***** Extracted information
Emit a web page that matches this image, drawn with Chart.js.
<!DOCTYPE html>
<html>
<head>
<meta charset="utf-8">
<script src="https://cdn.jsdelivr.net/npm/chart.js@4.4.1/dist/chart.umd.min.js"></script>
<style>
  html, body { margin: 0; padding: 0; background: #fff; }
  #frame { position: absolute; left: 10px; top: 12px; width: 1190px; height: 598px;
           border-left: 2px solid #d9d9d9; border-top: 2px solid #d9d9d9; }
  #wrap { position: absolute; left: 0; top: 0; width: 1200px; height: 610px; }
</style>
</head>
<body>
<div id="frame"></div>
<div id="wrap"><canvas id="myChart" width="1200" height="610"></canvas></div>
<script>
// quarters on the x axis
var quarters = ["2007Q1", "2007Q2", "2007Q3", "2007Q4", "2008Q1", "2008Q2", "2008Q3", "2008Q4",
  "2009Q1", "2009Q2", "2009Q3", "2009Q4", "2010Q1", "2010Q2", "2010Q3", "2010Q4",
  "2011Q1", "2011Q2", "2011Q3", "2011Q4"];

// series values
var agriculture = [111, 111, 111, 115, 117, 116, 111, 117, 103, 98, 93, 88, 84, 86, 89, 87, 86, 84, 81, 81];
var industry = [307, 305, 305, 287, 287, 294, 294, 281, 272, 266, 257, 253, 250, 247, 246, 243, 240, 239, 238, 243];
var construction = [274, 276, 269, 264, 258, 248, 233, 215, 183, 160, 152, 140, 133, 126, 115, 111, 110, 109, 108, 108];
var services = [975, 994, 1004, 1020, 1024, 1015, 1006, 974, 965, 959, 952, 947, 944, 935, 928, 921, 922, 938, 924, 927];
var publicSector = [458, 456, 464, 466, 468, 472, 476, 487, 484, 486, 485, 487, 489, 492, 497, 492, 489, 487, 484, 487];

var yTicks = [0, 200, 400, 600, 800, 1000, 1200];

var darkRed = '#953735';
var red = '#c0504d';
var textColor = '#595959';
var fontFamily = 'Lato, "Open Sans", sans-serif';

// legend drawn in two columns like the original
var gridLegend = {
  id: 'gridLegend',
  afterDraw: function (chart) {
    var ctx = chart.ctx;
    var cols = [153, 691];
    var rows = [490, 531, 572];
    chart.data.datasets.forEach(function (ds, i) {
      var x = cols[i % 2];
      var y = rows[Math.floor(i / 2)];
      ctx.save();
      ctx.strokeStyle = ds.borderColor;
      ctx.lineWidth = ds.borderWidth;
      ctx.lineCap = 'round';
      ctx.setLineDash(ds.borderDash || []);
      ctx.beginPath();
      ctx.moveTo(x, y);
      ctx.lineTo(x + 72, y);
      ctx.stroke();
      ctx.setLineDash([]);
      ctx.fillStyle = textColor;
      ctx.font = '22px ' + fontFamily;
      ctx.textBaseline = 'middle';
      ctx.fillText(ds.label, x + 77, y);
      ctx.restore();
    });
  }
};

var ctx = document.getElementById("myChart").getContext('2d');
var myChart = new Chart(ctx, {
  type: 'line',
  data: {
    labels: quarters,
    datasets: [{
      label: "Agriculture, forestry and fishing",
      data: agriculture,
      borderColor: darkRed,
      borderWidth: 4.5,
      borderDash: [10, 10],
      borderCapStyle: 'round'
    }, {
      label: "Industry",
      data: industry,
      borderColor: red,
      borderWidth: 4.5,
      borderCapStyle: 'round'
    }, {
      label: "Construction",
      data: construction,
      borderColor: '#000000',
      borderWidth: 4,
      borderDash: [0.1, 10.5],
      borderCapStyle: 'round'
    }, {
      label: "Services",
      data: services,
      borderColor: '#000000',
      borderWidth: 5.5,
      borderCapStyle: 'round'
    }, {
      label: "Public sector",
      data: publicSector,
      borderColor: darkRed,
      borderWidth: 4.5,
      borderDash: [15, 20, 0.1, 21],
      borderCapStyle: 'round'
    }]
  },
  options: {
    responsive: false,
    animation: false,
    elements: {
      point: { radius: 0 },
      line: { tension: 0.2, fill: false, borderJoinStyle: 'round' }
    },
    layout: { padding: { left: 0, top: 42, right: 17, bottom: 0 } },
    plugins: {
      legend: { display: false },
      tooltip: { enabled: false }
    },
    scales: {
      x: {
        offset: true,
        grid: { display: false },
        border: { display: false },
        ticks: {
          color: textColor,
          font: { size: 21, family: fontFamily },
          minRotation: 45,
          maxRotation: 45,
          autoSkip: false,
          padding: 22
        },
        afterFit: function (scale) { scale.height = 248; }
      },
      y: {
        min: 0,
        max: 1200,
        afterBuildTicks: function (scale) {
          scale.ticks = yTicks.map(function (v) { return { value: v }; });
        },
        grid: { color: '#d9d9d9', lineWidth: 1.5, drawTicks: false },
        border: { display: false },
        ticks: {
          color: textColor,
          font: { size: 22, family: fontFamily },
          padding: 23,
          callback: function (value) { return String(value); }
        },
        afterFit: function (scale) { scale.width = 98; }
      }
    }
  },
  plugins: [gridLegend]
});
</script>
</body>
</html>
**********
***** Extracted information
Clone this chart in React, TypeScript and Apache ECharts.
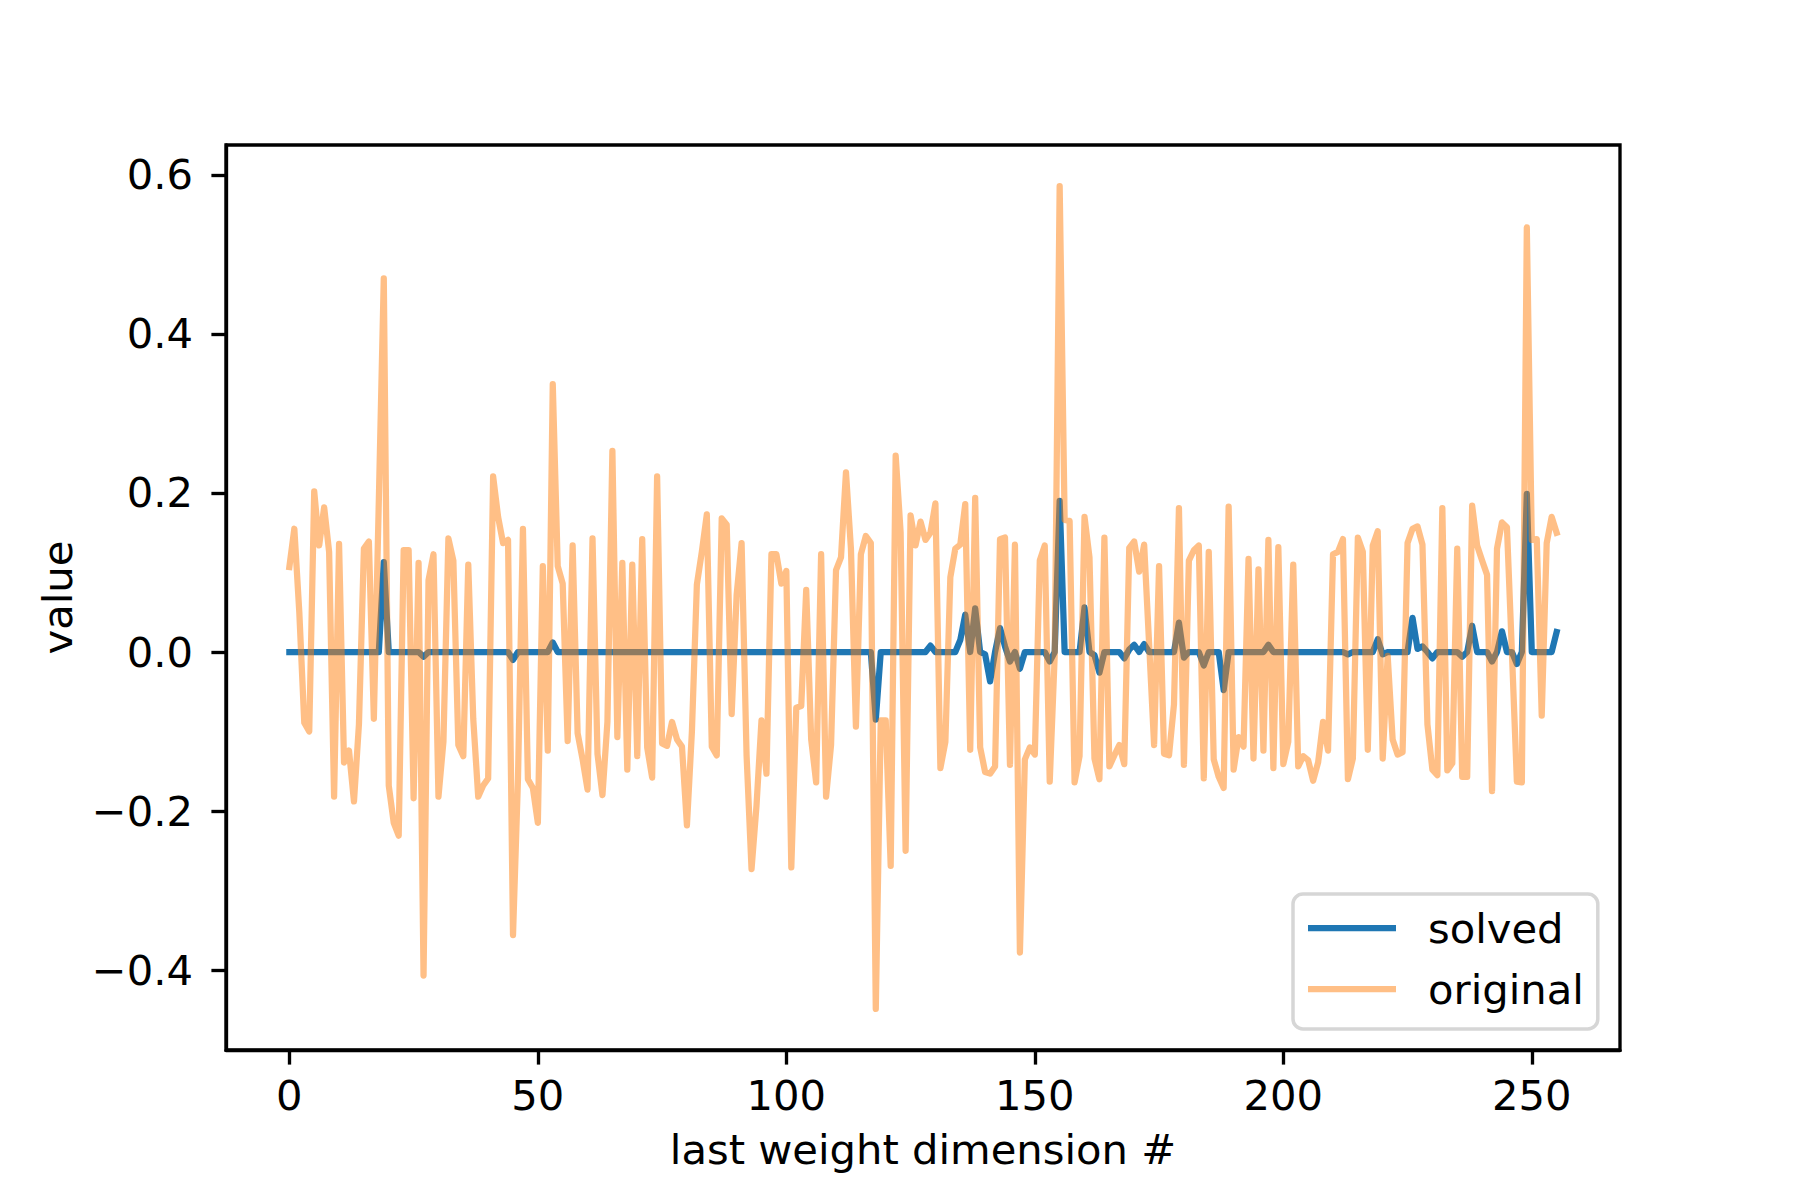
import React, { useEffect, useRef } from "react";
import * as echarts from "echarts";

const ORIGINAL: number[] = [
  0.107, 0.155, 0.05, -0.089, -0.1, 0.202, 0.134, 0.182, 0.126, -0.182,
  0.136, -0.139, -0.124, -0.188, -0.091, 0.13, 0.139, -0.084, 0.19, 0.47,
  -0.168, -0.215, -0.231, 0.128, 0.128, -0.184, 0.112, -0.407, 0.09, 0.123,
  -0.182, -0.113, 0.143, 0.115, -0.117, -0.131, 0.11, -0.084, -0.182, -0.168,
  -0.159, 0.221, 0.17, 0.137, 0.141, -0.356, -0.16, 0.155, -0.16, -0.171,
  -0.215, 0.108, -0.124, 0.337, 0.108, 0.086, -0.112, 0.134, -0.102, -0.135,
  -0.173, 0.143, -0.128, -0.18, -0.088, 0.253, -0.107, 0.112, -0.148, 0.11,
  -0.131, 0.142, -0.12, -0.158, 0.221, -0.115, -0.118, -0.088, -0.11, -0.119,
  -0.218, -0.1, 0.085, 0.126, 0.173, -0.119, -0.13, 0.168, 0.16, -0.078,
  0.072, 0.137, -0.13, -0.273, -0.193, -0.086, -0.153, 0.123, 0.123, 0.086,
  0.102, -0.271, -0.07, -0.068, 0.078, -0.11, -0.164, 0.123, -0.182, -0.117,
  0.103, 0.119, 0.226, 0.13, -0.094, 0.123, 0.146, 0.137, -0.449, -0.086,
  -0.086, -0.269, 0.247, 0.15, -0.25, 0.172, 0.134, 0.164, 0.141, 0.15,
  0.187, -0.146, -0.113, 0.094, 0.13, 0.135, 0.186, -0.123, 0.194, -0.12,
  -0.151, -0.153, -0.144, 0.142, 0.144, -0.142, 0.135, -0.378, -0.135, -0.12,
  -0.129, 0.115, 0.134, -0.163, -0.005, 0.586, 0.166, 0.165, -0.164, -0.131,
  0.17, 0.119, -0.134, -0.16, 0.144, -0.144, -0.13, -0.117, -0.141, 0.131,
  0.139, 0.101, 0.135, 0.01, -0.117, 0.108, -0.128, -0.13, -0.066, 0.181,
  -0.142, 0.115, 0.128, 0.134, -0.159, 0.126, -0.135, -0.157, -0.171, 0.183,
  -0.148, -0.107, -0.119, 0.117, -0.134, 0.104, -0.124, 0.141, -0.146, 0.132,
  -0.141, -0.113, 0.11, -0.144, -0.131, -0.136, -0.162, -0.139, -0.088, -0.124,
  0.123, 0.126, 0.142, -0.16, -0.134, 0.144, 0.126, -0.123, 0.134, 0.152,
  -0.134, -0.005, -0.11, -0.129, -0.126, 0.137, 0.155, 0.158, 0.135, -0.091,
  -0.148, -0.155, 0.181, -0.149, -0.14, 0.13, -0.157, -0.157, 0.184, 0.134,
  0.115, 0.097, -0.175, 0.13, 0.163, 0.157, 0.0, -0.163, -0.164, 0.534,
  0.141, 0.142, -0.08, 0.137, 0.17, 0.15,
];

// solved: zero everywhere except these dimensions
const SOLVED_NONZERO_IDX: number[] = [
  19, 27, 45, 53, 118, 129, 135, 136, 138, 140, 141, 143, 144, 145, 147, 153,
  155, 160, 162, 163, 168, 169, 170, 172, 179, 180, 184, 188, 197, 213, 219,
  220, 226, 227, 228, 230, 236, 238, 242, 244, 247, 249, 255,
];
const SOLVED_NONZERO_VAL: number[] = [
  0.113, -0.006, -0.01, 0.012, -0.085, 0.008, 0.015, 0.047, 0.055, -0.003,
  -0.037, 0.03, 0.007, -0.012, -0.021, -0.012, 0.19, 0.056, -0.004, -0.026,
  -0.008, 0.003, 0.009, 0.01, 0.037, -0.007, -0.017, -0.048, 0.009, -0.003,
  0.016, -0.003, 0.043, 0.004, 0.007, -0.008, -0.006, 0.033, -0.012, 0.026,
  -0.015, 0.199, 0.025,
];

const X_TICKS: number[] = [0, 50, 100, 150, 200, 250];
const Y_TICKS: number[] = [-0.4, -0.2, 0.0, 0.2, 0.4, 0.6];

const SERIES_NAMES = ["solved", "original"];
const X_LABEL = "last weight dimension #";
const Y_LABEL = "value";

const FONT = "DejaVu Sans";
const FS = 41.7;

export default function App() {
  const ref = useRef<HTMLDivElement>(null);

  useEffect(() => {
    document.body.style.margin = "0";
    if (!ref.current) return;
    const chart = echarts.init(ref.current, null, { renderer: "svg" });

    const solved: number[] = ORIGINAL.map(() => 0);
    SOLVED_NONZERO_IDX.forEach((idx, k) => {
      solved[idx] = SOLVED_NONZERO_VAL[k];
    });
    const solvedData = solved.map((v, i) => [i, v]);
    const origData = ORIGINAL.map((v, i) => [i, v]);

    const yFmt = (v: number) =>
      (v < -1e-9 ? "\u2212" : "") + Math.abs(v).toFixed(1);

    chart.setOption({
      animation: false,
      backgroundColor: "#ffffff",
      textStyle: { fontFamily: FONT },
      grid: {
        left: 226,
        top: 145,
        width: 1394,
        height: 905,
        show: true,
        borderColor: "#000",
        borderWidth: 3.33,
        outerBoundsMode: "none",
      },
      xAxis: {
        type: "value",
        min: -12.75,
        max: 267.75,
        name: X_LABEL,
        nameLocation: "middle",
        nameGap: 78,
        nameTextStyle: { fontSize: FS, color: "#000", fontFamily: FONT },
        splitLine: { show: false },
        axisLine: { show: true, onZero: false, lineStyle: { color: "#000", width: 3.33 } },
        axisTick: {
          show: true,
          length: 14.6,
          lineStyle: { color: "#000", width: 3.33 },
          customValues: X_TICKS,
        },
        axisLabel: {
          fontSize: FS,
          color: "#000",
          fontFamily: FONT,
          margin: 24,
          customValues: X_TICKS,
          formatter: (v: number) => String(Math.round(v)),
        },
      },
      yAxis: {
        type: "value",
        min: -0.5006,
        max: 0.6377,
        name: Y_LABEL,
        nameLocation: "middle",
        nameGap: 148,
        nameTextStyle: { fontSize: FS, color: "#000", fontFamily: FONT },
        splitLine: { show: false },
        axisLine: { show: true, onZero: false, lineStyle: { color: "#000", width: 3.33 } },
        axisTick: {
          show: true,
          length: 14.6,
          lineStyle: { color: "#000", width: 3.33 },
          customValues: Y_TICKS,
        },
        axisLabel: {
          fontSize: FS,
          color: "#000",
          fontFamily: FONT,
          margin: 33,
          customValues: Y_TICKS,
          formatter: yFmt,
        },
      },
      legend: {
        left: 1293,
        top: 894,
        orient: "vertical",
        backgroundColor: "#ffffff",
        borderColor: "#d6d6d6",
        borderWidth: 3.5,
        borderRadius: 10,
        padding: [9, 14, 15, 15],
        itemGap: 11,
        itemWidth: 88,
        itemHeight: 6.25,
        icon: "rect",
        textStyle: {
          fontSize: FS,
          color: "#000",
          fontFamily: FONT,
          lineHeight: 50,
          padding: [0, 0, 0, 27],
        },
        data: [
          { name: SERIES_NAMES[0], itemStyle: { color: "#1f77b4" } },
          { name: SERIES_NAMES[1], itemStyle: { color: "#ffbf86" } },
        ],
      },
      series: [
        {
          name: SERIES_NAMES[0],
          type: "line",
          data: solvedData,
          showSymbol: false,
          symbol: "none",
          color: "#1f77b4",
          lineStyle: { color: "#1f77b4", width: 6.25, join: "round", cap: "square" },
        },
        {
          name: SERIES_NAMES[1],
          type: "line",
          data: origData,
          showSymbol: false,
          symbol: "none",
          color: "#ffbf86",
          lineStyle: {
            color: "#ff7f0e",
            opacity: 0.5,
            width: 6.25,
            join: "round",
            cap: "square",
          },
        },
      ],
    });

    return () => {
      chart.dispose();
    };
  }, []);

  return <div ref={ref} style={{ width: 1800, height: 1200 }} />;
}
**********
→ What you will do:
Write out the lines beginning with the one that contains "Clone this chart" and ending with the one that contains "import * as", exactly as given. Leave pictures out.

→ Result for this exercise:
Clone this chart in React, TypeScript and Apache ECharts.
import React, { useEffect, useRef } from "react";
import * as echarts from "echarts";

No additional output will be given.